"servers are busy"

i386

Captain
Joined
Aug 24, 2004
Messages
3,548
Re: "servers are busy"

Yup, but it's not static text...

Each piece of text lives in a table in the database. For every page that loads, the web server makes many requests to the database to retrieve all the pieces of text (titles, posts, dates, etc...). The database server can handle many requests at once however, when multiple requests are made for the same data those requests must be queued and handled in the order they were received. In other words you wait. Think of how many tables a search across multiple forums would need to be accessed. Sometimes all of this is done on a single server, sometimes the duties are split up among servers. I can only guess how iBoats has theirs set up. It takes some pretty high end equipment to serve this many users. Often this equipment and the software it runs will be marketed as "Enterprise". You though the "Marine tax" was bad? The "Enterprise tax" is much worse.:p

Well, that's a generalization anyway.
 

lowkee

Lieutenant Commander
Joined
Dec 13, 2008
Messages
1,890
Re: "servers are busy"

Any forum member will tell you, installing a bigger bilge pump doesn't fix that hole in the hull. It's no different with hardware for software problems.
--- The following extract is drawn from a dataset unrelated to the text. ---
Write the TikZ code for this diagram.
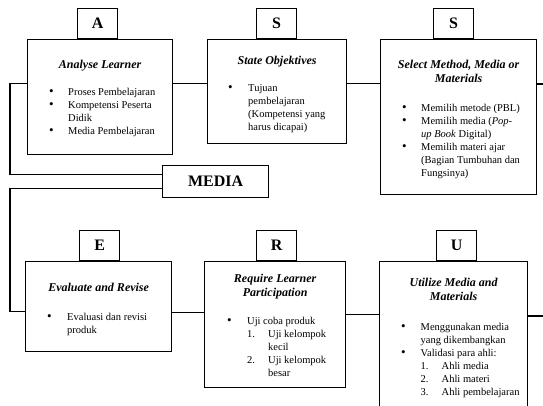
\documentclass[tikz,border=0pt]{standalone}
\usepackage{fontspec}
\setmainfont{Liberation Serif}
\usepackage{array}
\newcommand{\bul}{{\fontsize{13}{13}\selectfont\textbullet}}

\begin{document}
\begin{tikzpicture}[x=1pt,y=-1pt,
		frame/.style={draw,line width=1.3pt,inner sep=0pt},
		tab/.style={frame,minimum width=40pt,minimum height=30pt,font=\fontsize{16}{18}\selectfont\bfseries},
		title/.style={inner sep=0pt,anchor=base,align=center,font=\fontsize{12}{14}\selectfont\bfseries\itshape},
		items/.style={inner sep=0pt,anchor=base west,font=\fontsize{10.5}{13}\selectfont},
		link/.style={line width=1.3pt}]
		\useasboundingbox (0,0) rectangle (543,405);
		\clip (0,0) rectangle (543,405);
		% upper row
		\node[frame,minimum width=145pt,minimum height=115pt,anchor=north west] (analyse) at (27,39) {};
		\node[frame,minimum width=139pt,minimum height=104pt,anchor=north west] (state) at (207,39) {};
		\node[frame,minimum width=156pt,minimum height=155pt,anchor=north west] (select) at (380,39) {};
		\node[tab,anchor=south west] (tabA) at (77,39) {A};
		\node[tab,anchor=south west] (tabS) at (256,39) {S};
		\node[tab,anchor=south west] (tabSS) at (433,39) {S};
		% lower row
		\node[frame,minimum width=146pt,minimum height=90pt,anchor=north west] (evaluate) at (25,261) {};
		\node[frame,minimum width=141pt,minimum height=126pt,anchor=north west] (require) at (204,261) {};
		\node[frame,minimum width=148pt,minimum height=160pt,anchor=north west] (utilize) at (379,261) {};
		\node[tab,anchor=south west] (tabE) at (79,261) {E};
		\node[tab,anchor=south west] (tabR) at (256,261) {R};
		\node[tab,anchor=south west] (tabU) at (436,261) {U};
		\node[tab,minimum width=106pt,minimum height=32pt,anchor=north west] (media) at (162,165) {MEDIA};
		% connectors
		\coordinate (rimT) at (543,84);
		\coordinate (rimB) at (543,316);
		\draw[link] ([yshift=14pt]analyse.east) -- ([yshift=14pt]analyse.east -| state.west);
		\draw[link] ([yshift=8pt]state.east) -- ([yshift=8pt]state.east -| select.west);
		\draw[link] (select.east |- rimT) -- (rimT);
		\draw[link] ([yshift=14pt]analyse.west) -- ++(-17,0) |- ([yshift=7pt]media.west);
		\draw[link] ([yshift=-7pt]media.west) -- ++(-152,0) |- ([yshift=-5pt]evaluate.west);
		\draw[link] ([yshift=-6pt]evaluate.east) -- ([yshift=-6pt]evaluate.east -| require.west);
		\draw[link] ([yshift=10pt]require.east) -- ([yshift=10pt]require.east -| utilize.west);
		\draw[link] (utilize.east |- rimB) -- (rimB);
		% titles (base = last line)
		\node[title] (analyseT) at (analyse.center |- 0,68) {Analyse Learner};
		\node[title] (stateT) at (state.center |- 0,64) {State Objektives};
		\node[title] (selectT) at (select.center |- 0,82) {Select Method, Media or\\ Materials};
		\node[title] (evaluateT) at (evaluate.center |- 0,291) {Evaluate and Revise};
		\node[title] (requireT) at (require.center |- 0,296) {Require Learner\\ Participation};
		\node[title] (utilizeT) at (utilize.center |- 0,300) {Utilize Media and\\ Materials};
		% lists
		\node[items] (analyseL) at (49,95) {\begin{tabular}[t]{@{}p{19pt}@{}l@{}}
				\bul & Proses Pembelajaran\\
				\bul & Kompetensi Peserta\\
				& Didik\\
				\bul & Media Pembelajaran
			\end{tabular}};
		\node[items] (stateL) at (228,91) {\begin{tabular}[t]{@{}p{20pt}@{}l@{}}
				\bul & Tujuan\\
				& pembelajaran\\
				& (Kompetensi yang\\
				& harus dicapai)
			\end{tabular}};
		\node[items] (selectL) at (402,111) {\begin{tabular}[t]{@{}p{19pt}@{}l@{}}
				\bul & Memilih metode (PBL)\\
				\bul & Memilih media (\textit{Pop-}\\
				& \textit{up Book} Digital)\\
				\bul & Memilih materi ajar\\
				& (Bagian Tumbuhan dan\\
				& Fungsinya)
			\end{tabular}};
		\node[items] (evaluateL) at (47,320) {\begin{tabular}[t]{@{}p{20pt}@{}l@{}}
				\bul & Evaluasi dan revisi\\
				& produk
			\end{tabular}};
		\node[items] (requireL) at (227,324) {\begin{tabular}[t]{@{}p{20pt}@{}p{21pt}@{}l@{}}
				\bul & \multicolumn{2}{@{}l@{}}{Uji coba produk}\\
				& 1. & Uji kelompok\\
				& & kecil\\
				& 2. & Uji kelompok\\
				& & besar
			\end{tabular}};
		\node[items] (utilizeL) at (401,330) {\begin{tabular}[t]{@{}p{19.5pt}@{}p{21pt}@{}l@{}}
				\bul & \multicolumn{2}{@{}l@{}}{Menggunakan media}\\
				& \multicolumn{2}{@{}l@{}}{yang dikembangkan}\\
				\bul & \multicolumn{2}{@{}l@{}}{Validasi para ahli:}\\
				& 1. & Ahli media\\
				& 2. & Ahli materi\\
				& 3. & Ahli pembelajaran
			\end{tabular}};
\end{tikzpicture}
\end{document}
I recently worked for a company which couldn't keep its site online with 18 servers, yet had less traffic (about 8x less, mind you) than a site I ran on 3 (which also had a forum like this). It's all about wasted resources, and most of it has to do with caching (or the lack of).

vBulletin (the maker of this forum) is well known for their heavily bloated scripts. Without aggressive caching, this forum script will take even a nice server down with only moderate traffic. On a forum with mostly visitors, there should be hardly any load on a well cached server since, unless the content changes, the 'resulting' text should be cached and no database hits should happen (less a few reporting hits, like post views).

With today's hardware, making a super-server costs much less than lost business from a "server too busy" message, but way more money than some decent time spent on software optimization. Being a web person by trade, that message should never be the default anyhow. A pretty, formatted "I'm sorry" personalized message pointing to the main store with some recommendations on where to fill the time while they wait should be #1 priority until that server comes online and some real time is spent on optimizing and caching.

All of that said, this is a nice forum and I'm glad it works out for all parties concerned, as iboats gets our businessand we learn from each other. That said, iboats would have a different reaction effort if members began displaying a "customer too disinterested" message half way through checkout. After all, this forum brings a massive amount of loyalty, something they would pay a LOT more for without it.